You also made a mistake in the table of errors: you copied the reading as 1.167 mA (16.7% high), but it is reading 1.67 mA (67% high).

Ooops..  I've been staring at this for too long  
With the leads disconnected the ACI reads 0.00132x where x fluctuates..     If I REL that out and then measure the 1mA AC source current it measures 0.00032x where x fluctuates..   

[macboy]

Ooops..  I've been staring at this for too long  
With the leads disconnected the ACI reads 0.00132x where x fluctuates..     If I REL that out and then measure the 1mA AC source current it measures 0.00032x where x fluctuates..   

Unfortunately, you can't use REL for AC. The 0.00132 reading is due to noise, and the signal you apply is added to that, but it doesn't happen linearly. Instead, the total signal is the root sum of squares of the two signals.

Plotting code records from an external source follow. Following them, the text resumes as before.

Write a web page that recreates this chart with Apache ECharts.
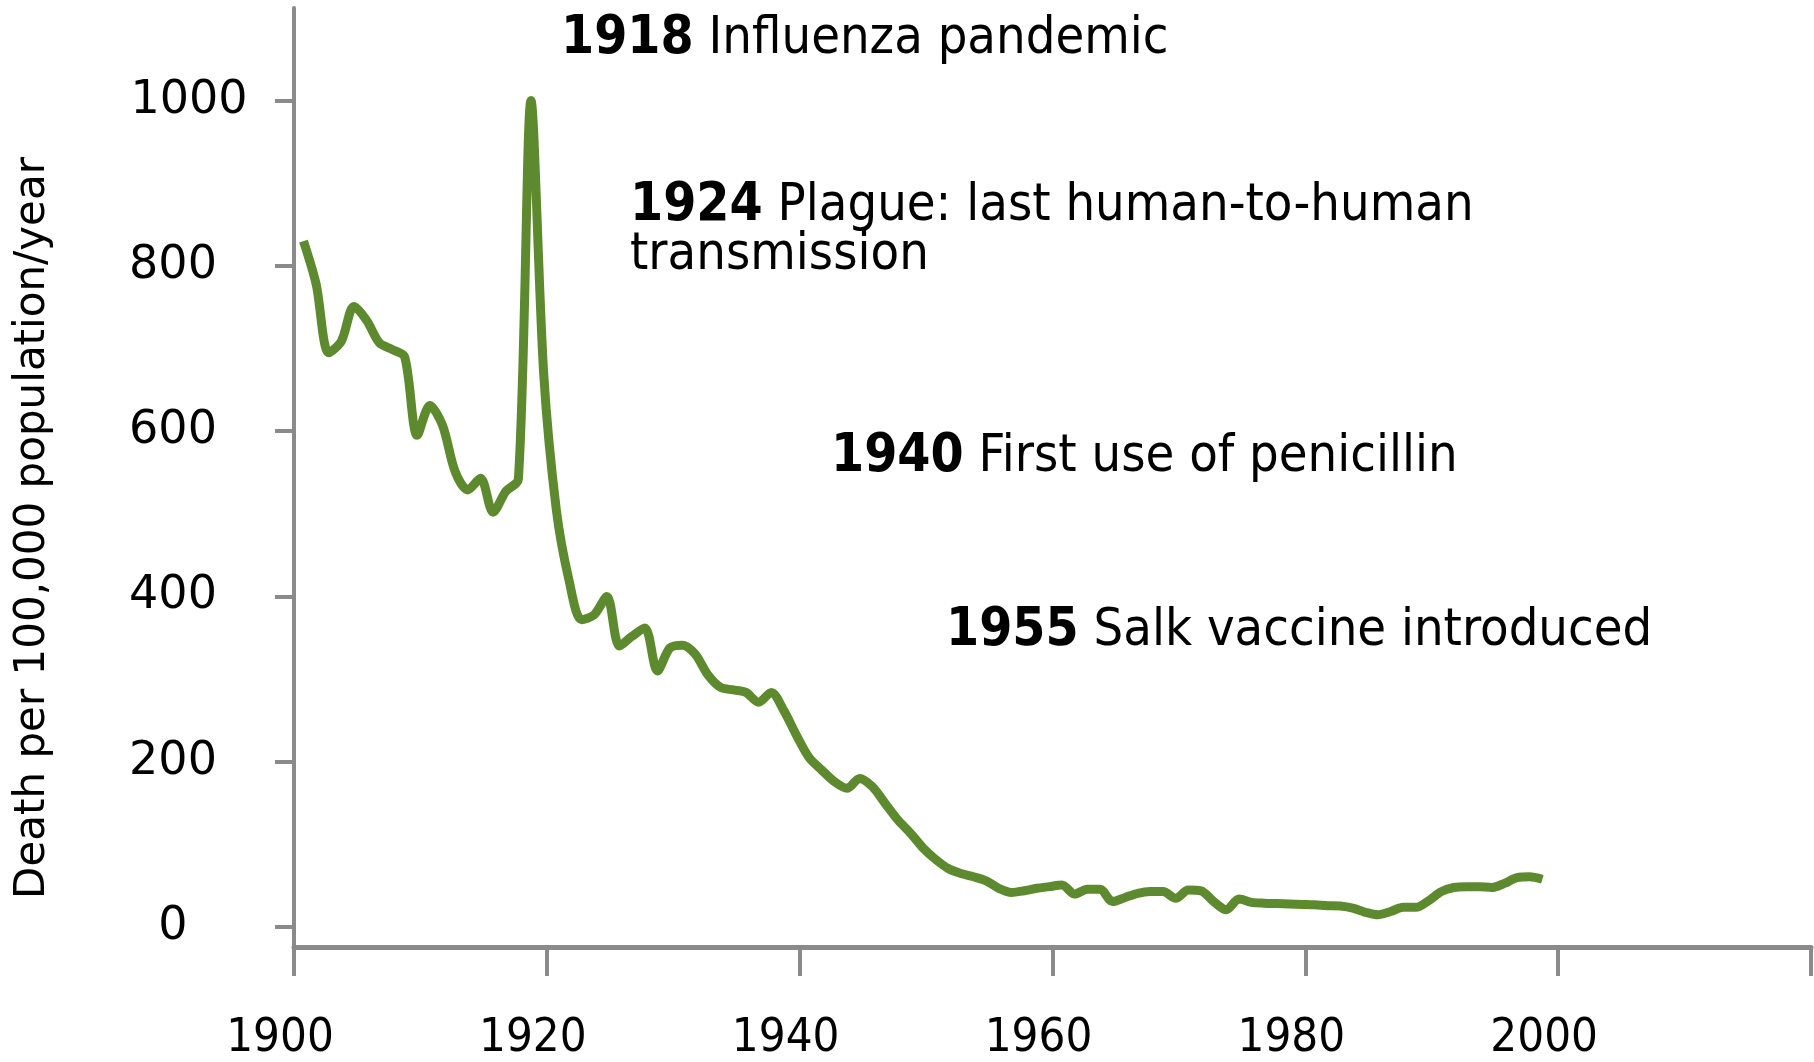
<!DOCTYPE html>
<html>
<head>
<meta charset="utf-8">
<title>Infectious disease mortality</title>
<script src="https://cdn.jsdelivr.net/npm/echarts@6/dist/echarts.min.js"></script>
<style>
  html, body { margin: 0; padding: 0; background: #fff; }
  #chart { width: 1814px; height: 1062px; }
</style>
</head>
<body>
<div id="chart"></div>
<script>
// deaths per 100,000 per year, one value a year from 1900
const firstYear = 1900
const deaths = [
  830, 778, 695, 709, 751, 734, 707, 699, 690, 595,   // 1900s
  631, 607, 551, 529, 543, 502, 527, 542, 1000, 670,  // 1910s
  505, 420, 372, 378, 400, 340, 352, 362, 310, 338,   // 1920s
  341, 330, 305, 290, 287, 284, 272, 284, 262, 232,   // 1930s
  205, 190, 176, 168, 180, 170, 150, 130, 114, 96,    // 1940s
  82, 71, 65, 61, 56, 47, 42, 44, 47, 49,             // 1950s
  51, 40, 46, 46, 31, 36, 41, 43, 43, 35,             // 1960s
  45, 44, 31, 21, 34, 30, 29, 28.5, 28, 27.5,         // 1970s
  27, 26, 25.5, 23, 18, 15, 19, 24, 24, 32,           // 1980s
  43, 48, 49, 49, 48, 53, 60, 61, 58                  // 1990s
]
const years = deaths.map((d, i) => firstYear + i)
const yTicks = [0, 200, 400, 600, 800, 1000]
const eventYears = ['1918', '1924', '1940', '1955']
const eventTexts = [
  'Influenza pandemic',
  'Plague: last human-to-human\ntransmission',
  'First use of penicillin',
  'Salk vaccine introduced'
]

// the original plots each year's point a bit right of its tick
const xShift = 0.75
const axisGrey = '#8a8a8a'
const lineGreen = '#5e8a2f'
const labelFont = 'DejaVu Sans Condensed, DejaVu Sans, sans-serif'

const chart = echarts.init(document.getElementById('chart'))

const eventPos = [[561, 39], [630, 231], [831, 457], [946, 631]]
const eventGraphics = eventYears.map((y, i) => ({
  type: 'text',
  x: eventPos[i][0],
  y: eventPos[i][1],
  style: {
    text: '{b|' + y + '} ' + eventTexts[i],
    fill: '#000',
    fontSize: 52,
    fontFamily: labelFont,
    lineHeight: 49,
    verticalAlign: 'middle',
    align: 'left',
    rich: {
      b: { fontWeight: 'bold', fontSize: 53, fontFamily: labelFont, fill: '#000', lineHeight: 49 }
    }
  }
}))

chart.setOption({
  animation: false,
  grid: { left: 294, right: 2, top: 8, bottom: 112 },
  xAxis: {
    type: 'value',
    min: 1900,
    max: 2020,
    interval: 20,
    splitLine: { show: false },
    axisLine: { onZero: false, lineStyle: { color: axisGrey, width: 5 } },
    axisTick: { length: 29, lineStyle: { color: axisGrey, width: 4 } },
    axisLabel: {
      margin: 68,
      padding: [0, 28, 0, 0],
      color: '#000',
      fontSize: 47,
      fontFamily: labelFont,
      formatter: v => (v > 2000 ? '' : String(v))
    }
  },
  yAxis: {
    type: 'value',
    min: -24,
    max: 1112,
    splitLine: { show: false },
    axisLine: { show: true, lineStyle: { color: axisGrey, width: 4 } },
    axisTick: { show: true, length: 19, customValues: yTicks, lineStyle: { color: axisGrey, width: 4 } },
    axisLabel: {
      customValues: yTicks,
      margin: 121,
      align: 'center',
      color: '#000',
      fontSize: 46,
      fontFamily: 'DejaVu Sans, sans-serif',
      formatter: v => (v >= 1000 ? '{k|' + v + '}' : String(v)),
      rich: {
        k: { padding: [0, 0, 0, 32], fontSize: 46, fontFamily: 'DejaVu Sans, sans-serif', color: '#000' }
      }
    }
  },
  series: [{
    type: 'line',
    data: years.map((y, i) => [y + xShift, deaths[i]]),
    smooth: 0.3,
    symbol: 'none',
    lineStyle: { color: lineGreen, width: 9, cap: 'butt', join: 'round' }
  }],
  graphic: [
    {
      type: 'text',
      x: 33,
      y: 528,
      rotation: Math.PI / 2,
      style: {
        text: 'Death per 100,000 population/year',
        fill: '#000',
        fontSize: 42,
        fontFamily: 'DejaVu Sans, sans-serif',
        align: 'center',
        verticalAlign: 'middle'
      }
    }
  ].concat(eventGraphics)
})
</script>
</body>
</html>
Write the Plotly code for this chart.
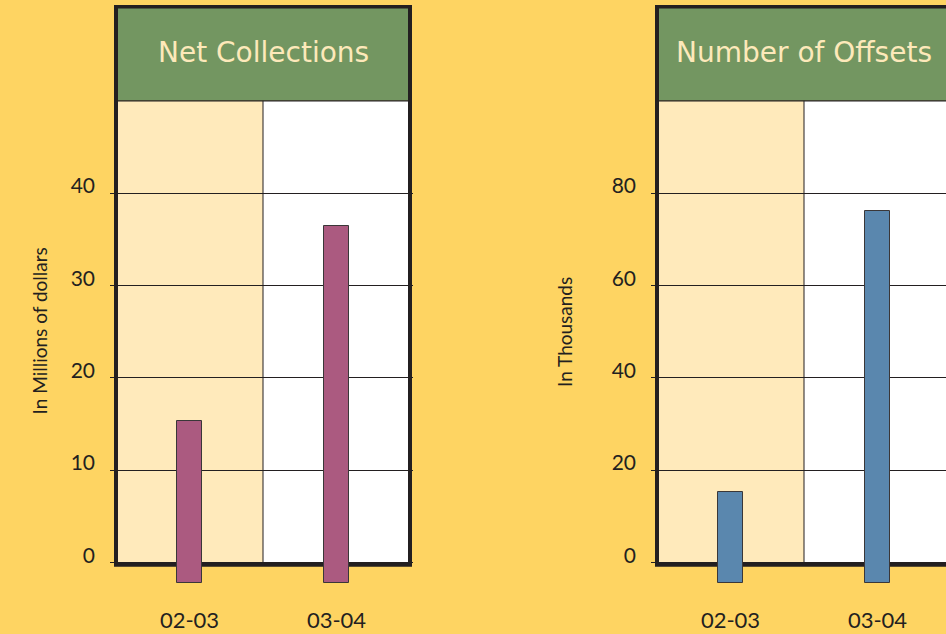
import plotly.graph_objects as go

# ---------------- data ----------------
categories = ["02-03", "03-04"]
net_collections = [15.3, 36.4]      # In Millions of dollars
num_offsets = [15.2, 76.1]          # In Thousands
left_ticks = [0, 10, 20, 30, 40]
right_ticks = [0, 20, 40, 60, 80]
left_title = "Net Collections"
right_title = "Number of Offsets"
left_ylabel = "In Millions of dollars"
right_ylabel = "In Thousands"

# ---------------- style ----------------
W, H = 946, 634
PAGE = "#FED462"
CREAM = "#FFEABB"
GREEN = "#739661"
TITLE_TXT = "#FDE9BA"
DARK = "#231F20"
MAGENTA = "#AB5A80"
BLUE = "#5A87AE"
FONT = "Lato"

MT, MB = 5, 29
plot_h = H - MT - MB
zero_px = 562.3           # pixel of value 0
px_per_unit_left = 9.23   # px per 1 unit on left axis
col_px = 147              # px per category

def yrange(scale):
    top = (zero_px - MT) / scale
    bot = -((H - MB) - zero_px) / scale
    return [bot, top]

def xr(left_px, right_px, frame_px):
    return [-0.5 - (frame_px - left_px) / col_px, -0.5 + (right_px - frame_px) / col_px]

L_dom = (110, 413); L_frame = 116
R_dom = (651, 946); R_frame = 657

fig = go.Figure()

panels = [
    dict(xa="x", ya="y", vals=net_collections, color=MAGENTA, top=50,
         scale=px_per_unit_left, title=left_title),
    dict(xa="x2", ya="y2", vals=num_offsets, color=BLUE, top=100,
         scale=px_per_unit_left / 2, title=right_title),
]

shapes = []
annotations = []
for p in panels:
    drop = 20.5 / p["scale"]
    fig.add_trace(go.Bar(
        x=categories, y=[v + drop for v in p["vals"]], base=-drop,
        xaxis=p["xa"], yaxis=p["ya"], width=0.17,
        marker=dict(color=p["color"], line=dict(color="#3A3738", width=1)),
        showlegend=False, hoverinfo="skip",
    ))
    frame_top = (zero_px - 6.5) / p["scale"]
    frame_bot = -2.4 / p["scale"]
    xref, yref = p["xa"], p["ya"]
    # column backgrounds
    shapes.append(dict(type="rect", xref=xref, yref=yref, x0=-0.5, x1=0.5, y0=0, y1=p["top"],
                       fillcolor=CREAM, line=dict(width=0), layer="below"))
    shapes.append(dict(type="rect", xref=xref, yref=yref, x0=0.5, x1=1.5, y0=0, y1=p["top"],
                       fillcolor="white", line=dict(width=0), layer="below"))
    # header
    shapes.append(dict(type="rect", xref=xref, yref=yref, x0=-0.5, x1=1.5, y0=p["top"], y1=frame_top,
                       fillcolor=GREEN, line=dict(width=0), layer="below"))
    # divider + header bottom line
    shapes.append(dict(type="line", xref=xref, yref=yref, x0=0.5, x1=0.5, y0=0, y1=p["top"],
                       line=dict(color=DARK, width=1), layer="below"))
    shapes.append(dict(type="line", xref=xref, yref=yref, x0=-0.5, x1=1.5, y0=p["top"], y1=p["top"],
                       line=dict(color=DARK, width=1.2), layer="below"))
    # frame
    shapes.append(dict(type="rect", xref=xref, yref=yref, x0=-0.5, x1=1.5, y0=frame_bot, y1=frame_top,
                       fillcolor="rgba(0,0,0,0)", line=dict(color=DARK, width=4), layer="below"))
    annotations.append(dict(xref=xref, yref=yref, x=0.5, y=(zero_px - 52.5) / p["scale"],
                            text=p["title"], showarrow=False,
                            font=dict(family="DejaVu Sans", size=28, color=TITLE_TXT)))

# y axis titles
annotations.append(dict(xref="paper", yref="paper", x=25 / W, y=((H - MB) - 331) / plot_h,
                        text=left_ylabel, textangle=-90, showarrow=False,
                        font=dict(family=FONT, size=19, color=DARK)))
annotations.append(dict(xref="paper", yref="paper", x=565 / W, y=((H - MB) - 332) / plot_h,
                        text=right_ylabel, textangle=-90, showarrow=False,
                        font=dict(family=FONT, size=19, color=DARK)))

yaxis_common = dict(showline=False, zeroline=False, showgrid=True, gridcolor=DARK, gridwidth=1,
                    ticks="", tickfont=dict(family=FONT, size=21, color=DARK),
                    ticklabelstandoff=14, ticklabelshift=-7, automargin=False, fixedrange=True)
xaxis_common = dict(showline=False, zeroline=False, showgrid=False, ticks="",
                    type="category", automargin=False,
                    tickfont=dict(family=FONT, size=22, color=DARK), fixedrange=True)

fig.update_layout(
    width=W, height=H,
    margin=dict(l=0, r=0, t=MT, b=MB, pad=0, autoexpand=False),
    paper_bgcolor=PAGE, plot_bgcolor=PAGE,
    xaxis=dict(domain=[L_dom[0] / W, L_dom[1] / W], range=xr(*L_dom, L_frame), **xaxis_common),
    xaxis2=dict(domain=[R_dom[0] / W, R_dom[1] / W], range=xr(*R_dom, R_frame), anchor="y2", **xaxis_common),
    yaxis=dict(range=yrange(px_per_unit_left), tickvals=left_ticks, anchor="x", **yaxis_common),
    yaxis2=dict(range=yrange(px_per_unit_left / 2), tickvals=right_ticks, anchor="x2", **yaxis_common),
    shapes=shapes, annotations=annotations,
    bargap=0,
)

fig.write_html("out.html")
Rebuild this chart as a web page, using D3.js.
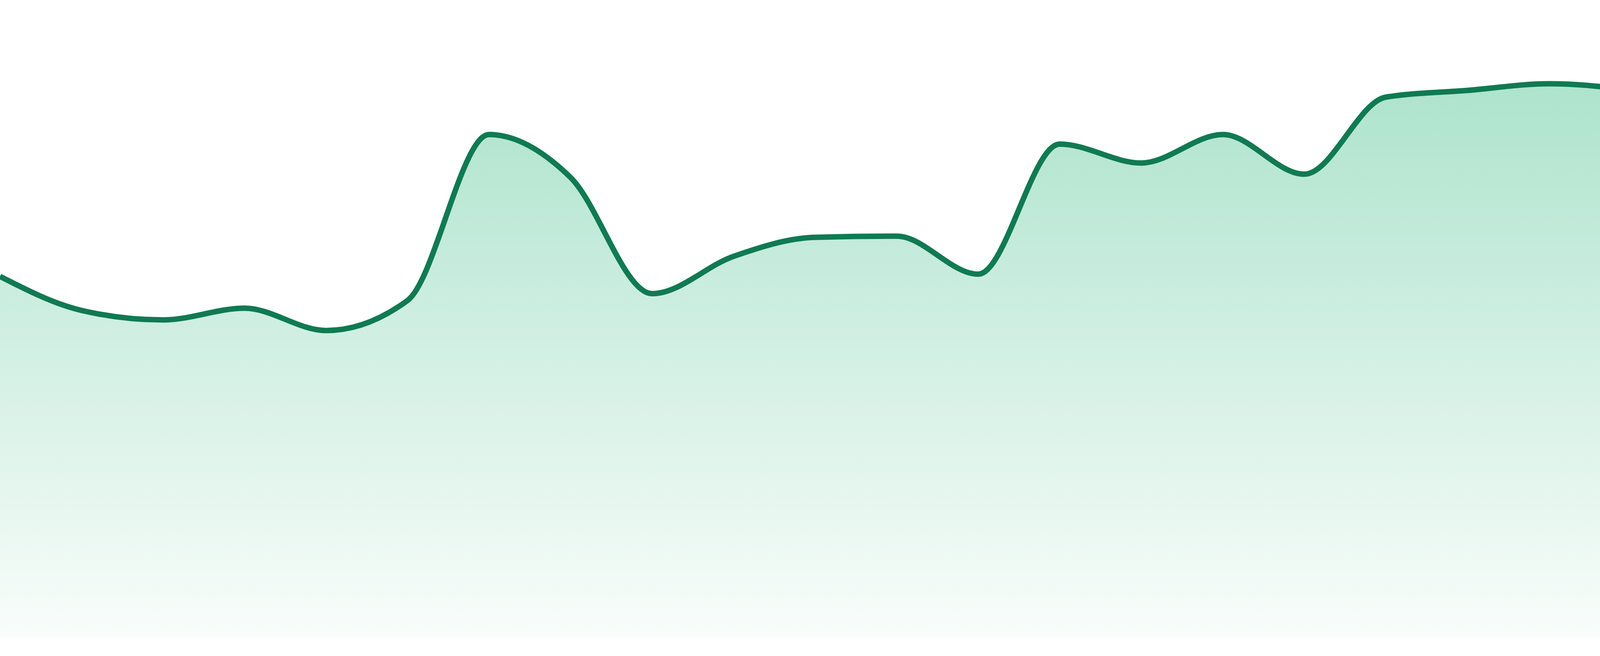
<!DOCTYPE html>
<html>
<head>
<meta charset="utf-8">
<script src="https://cdn.jsdelivr.net/npm/d3@7"></script>
<style>
  html, body { margin: 0; padding: 0; background: #ffffff; }
  svg { display: block; }
</style>
</head>
<body>
<div id="chart"></div>
<script>
// Data
const categories = ["P1","P2","P3","P4","P5","P6","P7","P8","P9","P10","P11","P12",
                    "P13","P14","P15","P16","P17","P18","P19","P20","P21","P22","P23","P24"];
const values = [64.7, 58.6, 56.9, 59.0, 55.0, 60.4, 90.1, 82.4, 61.6, 68.3, 71.7, 71.9,
                65.1, 88.4, 85.0, 90.1, 83.0, 96.8, 98.0, 99.2, 98.0, 94.8, 100.0, 93.8];

const W = 4800, H = 1680;
const margin = { top: 203, right: 0, bottom: 47, left: 0 };

const svg = d3.select("#chart").append("svg")
  .attr("width", W).attr("height", H);

const x = d3.scalePoint().domain(categories).range([margin.left, W - margin.right]);
const y = d3.scaleLinear().domain([0, 100]).range([H - margin.bottom, margin.top]);

const defs = svg.append("defs");
const grad = defs.append("linearGradient")
  .attr("id", "areaGrad")
  .attr("gradientUnits", "userSpaceOnUse")
  .attr("x1", 0).attr("x2", 0)
  .attr("y1", y(100)).attr("y2", y(0));
grad.append("stop").attr("offset", "0%").attr("stop-color", "#ade3cd");
grad.append("stop").attr("offset", "100%").attr("stop-color", "#f9fdfb");

const data = categories.map((c, i) => ({ c, v: values[i] }));

const area = d3.area()
  .x(d => x(d.c))
  .y0(y(0))
  .y1(d => y(d.v))
  .curve(d3.curveMonotoneX);

const line = d3.line()
  .x(d => x(d.c))
  .y(d => y(d.v))
  .curve(d3.curveMonotoneX);

svg.append("path")
  .datum(data)
  .attr("d", area)
  .attr("fill", "url(#areaGrad)");

svg.append("path")
  .datum(data)
  .attr("d", line)
  .attr("fill", "none")
  .attr("stroke", "#107a52")
  .attr("stroke-width", 14)
  .attr("stroke-linejoin", "round");
</script>
</body>
</html>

So, doing the math, if the meter reads 0.00167, but the "zero" reading is 0.00132, then the Input is:
Reading² =  Zero² + Input²
Input² = Reading² - Zero²
Input² = 2.7889e-6 - 1.7424e-6
Input² = 1.0465e-6
Input = 0.001023 A
or 1.023 mA

Remarkably close to the expected 1 mA!

Wouldn't it be nice if some high end True RMS meter would do this math all for you? I don't know of any that do.

[Kleinstein]

The problem with the offset in the AC mode is that it can be a combination of noise / background power and a true DC offset after the RMS to DC converter.
Even than calculating back with the square law is tricky: with the usual RMS chips the bandwidth goes down when the amplitude gets smaller. So there is no  good way for correcting for this.

The meters that use digital RMS (like KS true volt) could do the math and they are also not effected from an amplitude dependent bandwidth. Chances are some of the meters do the math the right way, subtracting the zero input noise as a power.